Operator: And our next question will come from Dylan Burzinski with Green Street.

Dylan Burzinski : I guess just any update on some of the zoning changes that were made at the state level for multifamily zoning that you guys have?

Jordan Kaplan: Well, the state has been our friend in this. And so there was AB 2011, which L.A. just gave guidance on. This is in July. And it allows us to do a zone change without a public hearing process. And at Wave Sequel, there’s an affordable component. And so those — that’s great for getting more housing done and getting around the nimby Squad in L.A. And so the state has been throwing things out. Some are helpful, some aren’t.

Dylan Burzinski : That one real helpful.

Jordan Kaplan: That one was super help.

Dylan Burzinski : Yes. That one was like telling kids they no longer have to take the sats to go to go to college, that’s a big why. Does that change sort of any immediate impact on projects outside of Barrington, or is this still a longer-term process?

Jordan Kaplan: It’s shorter than it was before that, much shorter. And it probably — it’s the value we’ve been talking about and it’s a very concrete realization of the impact of sites that we own, that change happened.
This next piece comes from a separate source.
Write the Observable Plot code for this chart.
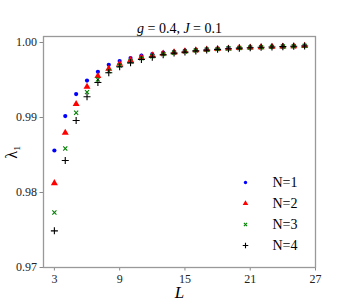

That’s a really big — I mean, you guys won’t see it because we still have to go through the city’s process to get entitlements, and we have to want to build the buildings, and I think it’s the right time and right construction costs and everything. But I mean, it’s completely different conversation and much more able to realize in a time line that’s like where you’re making a decision in that same time period. It’s really big.

Operator: And our next question will come from Rich Anderson with Wedbush.

Rich Anderson : First question, your thought of as an office REIT, but we talked more and more about multifamily lately for all the different things that you’re doing. And we have a fair amount of your REIT peers that look at L.A. in Southern California in general and say, I want to get out of here, given all the regulatory political risks of owning multifamily real estate in this area of the country. Do you have any — you have any interest, or have you hadn’t seen any of that come to market and market rate type multifamily product from peer REITs that might become interesting to you? Is that a part of your pipeline?

Jordan Kaplan: We’re seeing multifamily more than we’re seeing the quality office that we want. And some of it’s new. Some of it’s coming off of a construction loan. Yes. I mean, Ken, you can talk about it on that.

Kevin Crummy: Yes. It’s — it’s definitely — it’s a combination of some institutional owners that are looking to get out and multifamily in L.A. is still attractive relative to other markets. And then we also have seen some people who bought with floating rate debt, and we’re planning on doing a repositioning that are getting squeezed right now. And so — but I wouldn’t say that there’s a wholesale abandonment of L.A. due to the politics. It’s the politics have moved a little bit left, and we’re all working on moving that back to the center. But keep in mind, those politics that make it difficult to build also make it great to own.